As we approached the location of the bodies, we were carefull not to destroy any tracks, or evidence at the scene, so we parked the car and walking up to the scene in single file avoiding anything that remotely resembled possible evidence. What we found when we arrived was five hispanic featured men, with their hands tied behind them each possessing large gaping wounds in the back of their heads, each appearing to have been murdered execution style with a large caliber handgun. Their bodies spread out randomly over an area of about twenty five yards.

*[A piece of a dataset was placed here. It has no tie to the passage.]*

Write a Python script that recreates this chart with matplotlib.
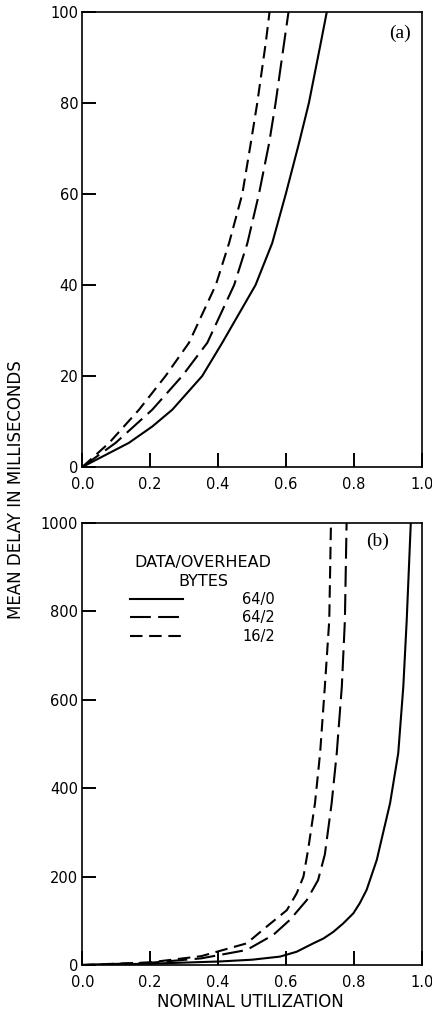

Their bodies were still in deep rigor, exhibiting blood pooling in the body areas making contact with the ground. We had contacted the Sublette County Sheriff's Office on our way to the scene, and after we completed a preliminary examination of the bodies to determine whether anyone was alive, we secured the scene and then turned it over to the Sheriff of Sublette County in whose jurisdiction the murders had occured, upon his arrival on the scene.

They began one of the most incompetent murder investigations I have ever seen, lacking any kind of investigative protocol, destroyed most of the tire track and foot print evidence that the Sarge and I had been so diligent to preserve before it could be properly recovered.

The Sarge and I gave statements to the investigative officer, and then left in disgust. It was later determined that the five men were illegal aliens from Mexico who had secured a ride with a stranger from where they were working in Idaho intending to make it back to Mexico and that and unkown person had murdered them for the money they were taking back to their families in Mexico.

The Sublette County Sheriff's Office subsequently arrested the wrong man, and Gary and I both testified at his trial as to our involvement in the initial phase of the case. The case was so badly botched that the jury acquitted the man they accused of the crime and to my knowledge no one was ever convicted of this terrible crime.

Five poor little Mexican campesinos, no one but their fatherless families and I remember, and justice was never served.